By Jessica Pupovac . . . After serving 10 years in prison for criminal sexual assault, Marcus Barnes was counting down the days until his release date on Dec. 17, 2018.
He was planning on spending the holidays with his family and reconnecting with his daughter, who had recently graduated from high school and had started communicating with him again.
“With me being absent, she was a little resentful in the beginning, which I understand,” he said. “I worked really hard to really let her know that I love her.”
But when his release date finally arrived, he was told that the Chicago apartment he was planning on moving to was too close to a home day care facility. It would be a violation of housing restrictions imposed on him as a person on the sex offender registry, and, therefore, he would remain in prison.

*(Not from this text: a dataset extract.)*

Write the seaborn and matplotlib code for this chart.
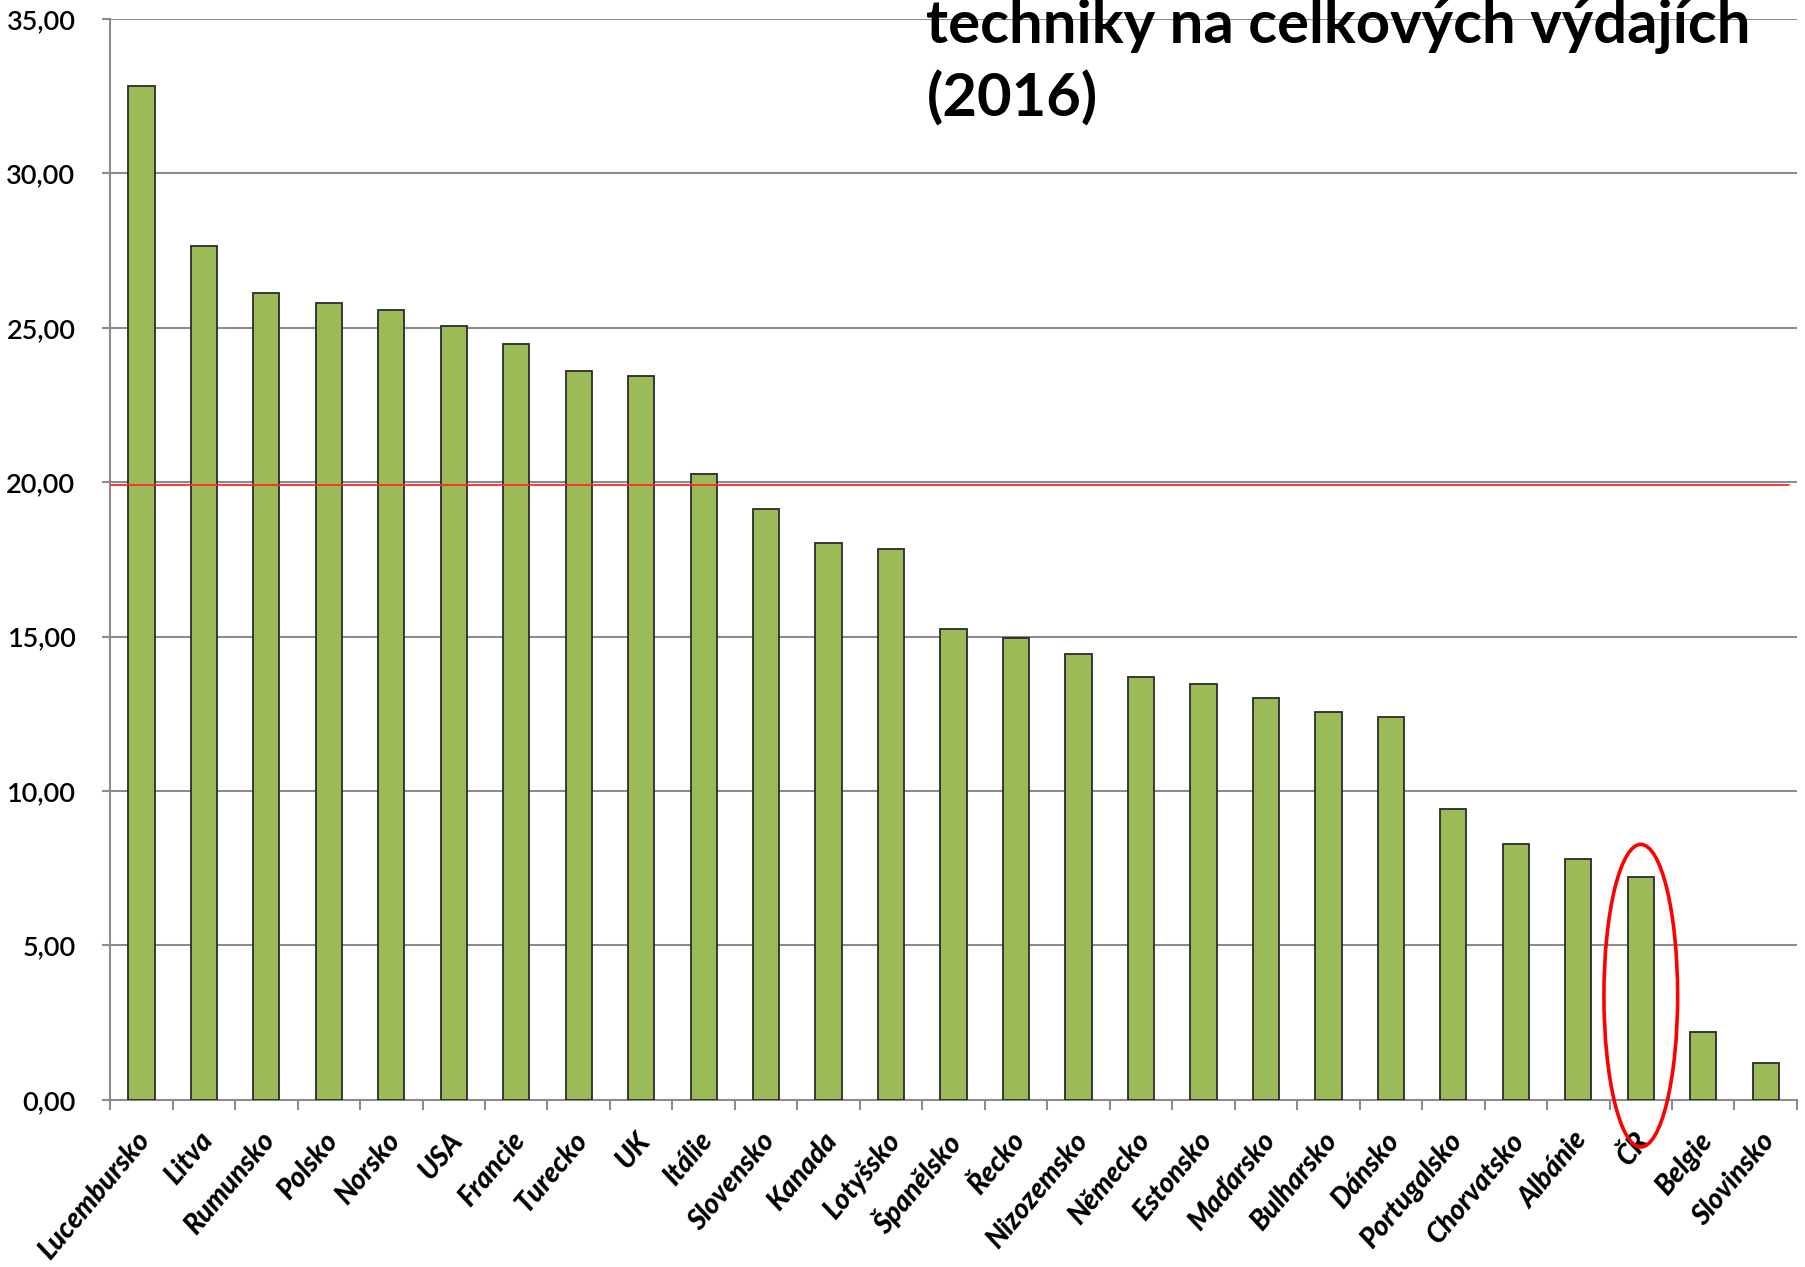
import numpy as np
import pandas as pd
import seaborn as sns
import matplotlib.pyplot as plt
import matplotlib.transforms as mtransforms
from matplotlib.patches import Ellipse
from matplotlib.ticker import FixedLocator, FuncFormatter

# data
countries = ['Lucembursko', 'Litva', 'Rumunsko', 'Polsko', 'Norsko', 'USA', 'Francie',
             'Turecko', 'UK', 'Itálie', 'Slovensko', 'Kanada', 'Lotyšsko', 'Španělsko',
             'Řecko', 'Nizozemsko', 'Německo', 'Estonsko', 'Maďarsko', 'Bulharsko',
             'Dánsko', 'Portugalsko', 'Chorvatsko', 'Albánie', 'ČR', 'Belgie', 'Slovinsko']
values = [32.84, 27.66, 26.13, 25.79, 25.57, 25.05, 24.49,
          23.59, 23.44, 20.28, 19.12, 18.04, 17.85, 15.24,
          14.95, 14.42, 13.68, 13.45, 13.01, 12.56,
          12.41, 9.43, 8.27, 7.79, 7.23, 2.20, 1.19]
target_line = 19.9
highlight = 'ČR'
yticks = [0, 5, 10, 15, 20, 25, 30, 35]
title_lines = ['techniky na celkových výdajích', '(2016)']

df = pd.DataFrame({'zeme': countries, 'podil': values})

sns.set_style('white')
plt.rcParams['font.family'] = ['Lato', 'DejaVu Sans']
plt.rcParams['text.color'] = 'black'
plt.rcParams['xtick.labelcolor'] = 'black'
plt.rcParams['ytick.labelcolor'] = 'black'

fig = plt.figure(figsize=(18.06, 12.67), dpi=100)
ax = fig.add_axes([0.061, 0.132, 0.934, 0.853])

sns.barplot(data=df, x='zeme', y='podil', color='#9BBB59', saturation=1,
            width=0.42, edgecolor='#2b2b2b', linewidth=1.3, ax=ax, zorder=3)

ax.set_ylim(0, 35)
ax.set_xlim(-0.5, len(countries) - 0.5)
ax.set_yticks(yticks)
ax.yaxis.set_major_formatter(FuncFormatter(lambda v, p: f'{v:.2f}'.replace('.', ',')))
ax.yaxis.grid(True, color='#8c8c8c', linewidth=1.5, zorder=0)
ax.set_axisbelow(True)
ax.set_xlabel('')
ax.set_ylabel('')

for side in ['top', 'right']:
    ax.spines[side].set_visible(False)
for side in ['left', 'bottom']:
    ax.spines[side].set_color('#8c8c8c')
    ax.spines[side].set_linewidth(1.5)

ax.tick_params(axis='y', left=True, length=6, width=1.5, color='#8c8c8c',
               labelsize=19.5, pad=19)
for lab in ax.get_yticklabels():
    lab.set_fontweight('semibold')
ax.tick_params(axis='x', which='major', length=0, pad=20)
ax.xaxis.set_minor_locator(FixedLocator(np.arange(-0.5, len(countries), 1)))
ax.tick_params(axis='x', which='minor', bottom=True, length=7, width=1.5, color='#8c8c8c')
shift = mtransforms.ScaledTranslation(0.14, 0, fig.dpi_scale_trans)
for lab in ax.get_xticklabels():
    lab.set_rotation(50)
    lab.set_ha('right')
    lab.set_va('top')
    lab.set_fontsize(20)
    lab.set_fontweight('black')
    lab.set_fontstyle('italic')
    lab.set_transform(lab.get_transform() + shift)

ax.axhline(target_line, xmin=0, xmax=0.995, color='#ff2a2a', linewidth=1.3, zorder=4)

idx = countries.index(highlight)
ell = Ellipse((idx, 3.37), width=1.18, height=9.8, fill=False, edgecolor='red',
              linewidth=2.6, clip_on=False, zorder=5)
ax.add_patch(ell)

fig.text(0.513, 0.966, title_lines[0], fontsize=43, fontweight='bold', va='baseline', color='black')
fig.text(0.513, 0.908, title_lines[1], fontsize=43, fontweight='bold', va='baseline', color='black')

fig.savefig('out.png', dpi=100)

“I kinda braced because my body just couldn’t move for a second,” said Barnes.
Barnes’ family scrambled to find alternatives. They say they found 11 different housing options for him, only to have each of them rejected by the Illinois Department of Corrections (IDOC). And so, 16 months after his original release date, he was still at Graham Correctional Center when a guard there tested positive for COVID-19.
“I was a little terrified,” said Barnes. “I was trying to act like it was OK, but I was a little nervous.”
Barnes was one of an estimated 1,200 people who are kept behind bars in Illinois every year even though they’ve completed their sentences. It’s a problem under normal circumstances, but with COVID-19 spreading in prisons across the country and the state, it’s taken on new urgency. . . .
“Many of these people have safe and welcoming housing to go to outside of IDOC,” said Adele Nicholas, a civil rights attorney who has filed multiple cases against the state over this issue. “But the Illinois laws are so restrictive and impose so many hurdles to getting housing approved that IDOC won’t let these people go home even though they’re done with their sentences and are entitled to be released.”
Now, a coalition of 50 local and national criminal justice reform organizations, led by the Chicago 400 Alliance, is calling on Gov. JB Pritzker to ease conviction-based housing restrictions for the duration of the pandemic. The move would allow people who have completed their sentences to finally leave prison.
“We’ve been working on this issue for years,” said alliance coordinator Laurie Jo Reynolds, “but now it’s a matter of life and death.” . . .
Meanwhile, inside Illinois prisons, as of [the first week of July], at least 13 inmates had died after testing positive for COVID-19 according to IDOC. An additional 197 staff members and 324 inmates had tested positive . . .
Laurie Jo Reynolds is a member of NARSOL affiliate organization Illinois Voices.